Harry Buhrman joins Royal Netherlands Academy of Arts and Sciences

Quantum researcher Harry Buhrman joins the Royal Netherlands Academy of Arts and Sciences (KNAW). The KNAW is the most relevant Dutch society of top scientists. Together with seventeen other researchers, Buhrman will be installed as a new Academy member.

Publication date
30 Apr 2020

Quantum researcher Harry Buhrman joins the Royal Netherlands Academy of Arts and Sciences (KNAW). The KNAW is the most relevant Dutch society of top scientists. Together with seventeen other researchers, Buhrman will be installed as a new Academy member. Buhrman is affiliated with the CWI and the University of Amsterdam. He is also director and founder of research institute QuSoft, which focuses on the development of quantum software and applications of quantum computers and quantum networks.

Buhrman receives the KNAW membership for his exceptional scientific achievements. His research focuses on the interface of computer science, mathematics and physics. The common thread in his career is the understanding of the computing power and possibilities of computers and communication networks. Buhrman achieves this by designing new algorithms and communication protocols, and by developing techniques that demonstrate their optimality. He gained international fame for his work on quantum communication and quantum lower bounds.

Programming future computers
Back in the early 1990's, mathematician Peter Shor was the first to come up with a useful and practical algorithm for a quantum computer, allowing to crack codes faster. From that moment on, this area of quantum research gained tremendous momentum.

Buhrman became fascinated by the possibilities of quantum computers and quantum communication. He discovered that quantum bits, the building blocks of quantum computers, can also be instrumental when used as information carriers. Despite that it was already known that it is impossible to compress a random message into fewer quantumbits than conventional classical bits he showed that some distributing problems can be solved with less quantum communication than classical communication.

An example of this is the so-called agenda problem, where two parties want to make an appointment and are able to do so with much less quantum than classical communication. An efficient quantum solution of the well-known Doodle.

“It may sound crazy to describe protocols for computers and communication networks that do not yet exist,” says Buhrman. “But in fact, it’s nothing new and very relevant." He refers to Dutch computer pioneer Edsger Dijkstra. Already in the 1950’s, while at the institute currently known as CWI, Dijkstra designed applications for a computer that still was being developed.
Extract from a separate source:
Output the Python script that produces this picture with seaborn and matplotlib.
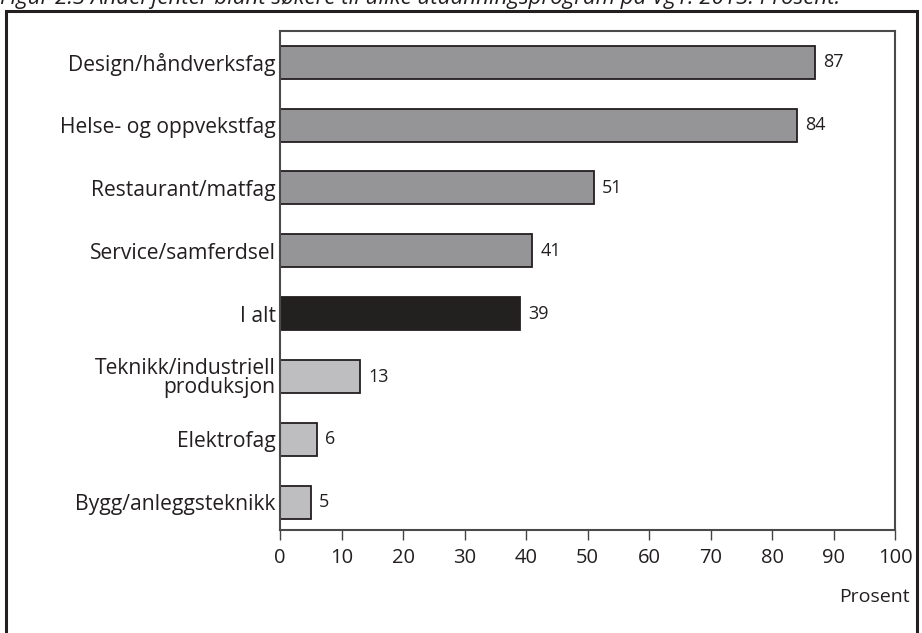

Dijkstra devised algorithms and applications that could not yet be run on a computer, since they were at that time not available. An example is Dijkstra’s algorithm that calculates the shortest route from A to B. Nowadays, all navigation systems work with a variant of his algorithm. “It is also very important nowadays to already write programs and come up with applications for quantum computers that are not yet here.”

Quantum view
At an early age, Buhrman knew that he wanted to become a scientist. As a ten-year-old, he saw a television broadcast about programming, his interest in computers was awakened. Buhrman: "The fact that you can cleverly give a device a large number of commands and that these are then literally executed fascinated me”.

Although other disciplines such as biology, chemistry and physics also intrigued him, Buhrman was one of the first in the Netherlands to study computer science. In the meantime, he has come into contact with these fields again, because quantum computing can also be applied there. "I think it's wonderful that through my knowledge of quantum computing I can also be of value for these other disciplines. Simulating biological or chemical processes, for example, is something quantum computers can do better than classical computers. Another beautiful side effect is that by looking at classical problems through 'quantum glasses' we can sometimes take a smart turn and find solutions that would otherwise not be possible".

New infrastructure
In 2015 Buhrman founded the quantum research institute QuSoft, with which he wants to develop applications for quantum computers that will be available in the near future. “You can't do anything with a computer without software. QuSoft is the first institute in the Netherlands in this field and belongs to the world top. But only QuSoft is not enough, we must continue to emphasize the importance of quantum software,” says Buhrman.

Although quantum computers will only be able to run software in about ten years’ time, Buhrman believes that we need to make this this a major effort now. Buhrman: “It requires a completely new infrastructure, way of thinking, and programming to be able to develop quantum applications. For this we need a lot of manpower and therefore need to train a new generation of researchers.”